Thursday, August 18, 2005

Sina pulls out of SBL

Sina shockingly announced this afternoon that it will pull out of the SBL (Super Basketball League) and start looking for corporations to take over the team. SBL, which is entering its third season, will have only six teams left after Sina dropping out.

Team delegate Tien Zen-jun announced the news in the press conference. Sina owner Daniel Chiang, who took over Sina five years ago from Hong-kuo, is in China now but made the decision after a long talk with Tien on the phone.

Tien cited several reasons about Sina's decision, including CTBA's inability to improve Taiwanese basketball environment and ETSN damaged market balance by signing Chen Hsin-an to a three-year, 15 million contract.

He said Sina will be glad to see interested corporation take over the team. If no company is interested, Sina will then look for place its players and transfer contratcs to other SBL teams. It will try to send players to weaker teams first in order to create parity in the league.
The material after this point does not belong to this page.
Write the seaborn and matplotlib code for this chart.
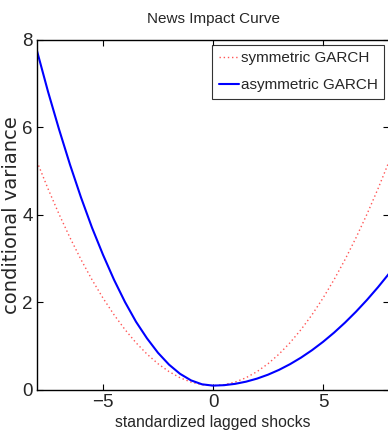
import numpy as np
import pandas as pd
import seaborn as sns
import matplotlib
matplotlib.use("Agg")
import matplotlib.pyplot as plt

shocks = [-8, -7.5, -7, -6.5, -6, -5.5, -5, -4.5, -4, -3.5, -3, -2.5, -2, -1.5, -1, -0.5,
          0, 0.5, 1, 1.5, 2, 2.5, 3, 3.5, 4, 4.5, 5, 5.5, 6, 6.5, 7, 7.5, 8]
symmetric = [5.22, 4.6, 4.02, 3.48, 2.98, 2.52, 2.1, 1.72, 1.38, 1.08, 0.82, 0.6, 0.42, 0.28, 0.18, 0.12,
             0.1, 0.12, 0.18, 0.28, 0.42, 0.6, 0.82, 1.08, 1.38, 1.72, 2.1, 2.52, 2.98, 3.48, 4.02, 4.6, 5.22]
asymmetric = [7.75, 6.82, 5.96, 5.15, 4.40, 3.71, 3.09, 2.52, 2.01, 1.56, 1.18, 0.85, 0.58, 0.37, 0.22, 0.13,
              0.1, 0.11, 0.14, 0.19, 0.26, 0.35, 0.46, 0.59, 0.74, 0.91, 1.1, 1.31, 1.54, 1.79, 2.06, 2.35, 2.66]
series_names = ["symmetric GARCH", "asymmetric GARCH"]
x_ticks = [-5, 0, 5]
y_ticks = [0, 2, 4, 6, 8]

sns.set_style("ticks")
plt.rcParams["font.family"] = ["Liberation Sans", "DejaVu Sans"]
plt.rcParams["xtick.direction"] = "in"
plt.rcParams["ytick.direction"] = "in"

df = pd.DataFrame({
    "x": shocks * 2,
    "y": symmetric + asymmetric,
    "model": [series_names[0]] * len(shocks) + [series_names[1]] * len(shocks),
})

fig = plt.figure(figsize=(3.88, 4.38), dpi=100)
ax = fig.add_axes([0.0954, 0.1096, 0.9072, 0.7991])

sns.lineplot(data=df[df.model == series_names[0]], x="x", y="y", ax=ax,
             color="#ff5555", linestyle=(0, (1, 2)), linewidth=1.0, label=series_names[0])
sns.lineplot(data=df[df.model == series_names[1]], x="x", y="y", ax=ax,
             color="#0000ff", linewidth=1.5, label=series_names[1])

ax.set_xlim(-8, 8)
ax.set_ylim(0, 8)
ax.set_xticks(x_ticks)
ax.set_yticks(y_ticks)
ax.set_xticklabels(["\u22125", "0", "5"])
ax.tick_params(axis="both", which="both", direction="in", length=4, width=0.8,
               top=True, right=True, labelsize=13.5, pad=3, color="black")
for s in ax.spines.values():
    s.set_linewidth(1.0)
    s.set_color("black")

ax.set_title("News Impact Curve", fontsize=11, pad=12)
ax.set_xlabel("standardized lagged shocks", fontsize=11.3, labelpad=3)
ax.set_ylabel("conditional variance", fontsize=14, labelpad=1,
              family=["DejaVu Sans"])

leg = ax.legend(loc="upper right", fontsize=11, frameon=True, fancybox=False,
                handlelength=1.3, handletextpad=0.12, borderpad=0.45,
                labelspacing=0.85, borderaxespad=0.3)
leg.get_frame().set_edgecolor("black")
leg.get_frame().set_linewidth(0.8)

fig.savefig("out.png", dpi=100)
If all fails, Sina will probably keep the team intact and opt to play in the second division.

12 of 18 Sina players are currently under contract, including veterans Lo Shin-liang who has one year left and Liu Yi-hsiang with two years left. Meanwhile, Sina just signed two incoming college freshmen -- Chien Jia-hong and Zuo Tsun-kai (both graduated from Tsai-shin HS) -- this summer to four-year contracts.

Daniel Chiang took over Hong-kuo Elephants, which won three consecutive CBA (Taiwanese pro league, folded in 1999) champions, and changed its name to Sina Lions. Sina played in China's CBA during 2001-2003.

According to Sina management, Chiang spent more than 200 million NTD on the team in five years. Sina tried to cut down team salaries before the start of last season by releasing a couple veterans -- Chou Jun-san, Huang Chun-hsiung and Hsiung Jen-jen -- and entered the so-called "rebuilding phase" by signing rookies.

Suddenly, Sina turned itself from the oldest team in the league to almost the youngest within a couple months. It paid a price by going young, finishing dead last in the league with a 3-27 record. It's hard to imagine just one year ago Sina met Yulon in the SBL Finals.

Obviously Daniel Chiang doesn't want to invest his money on a Taiwanese basketball team anymore. He is interested in Chinese basketball more since his business , Sina.com (Chiang is ex-president of Sina.com and still a minority owner), is based in China and is arguably the biggest protal site in China. Observers think his reasoning on pulling out of Taiwanese basketball is just an excuse.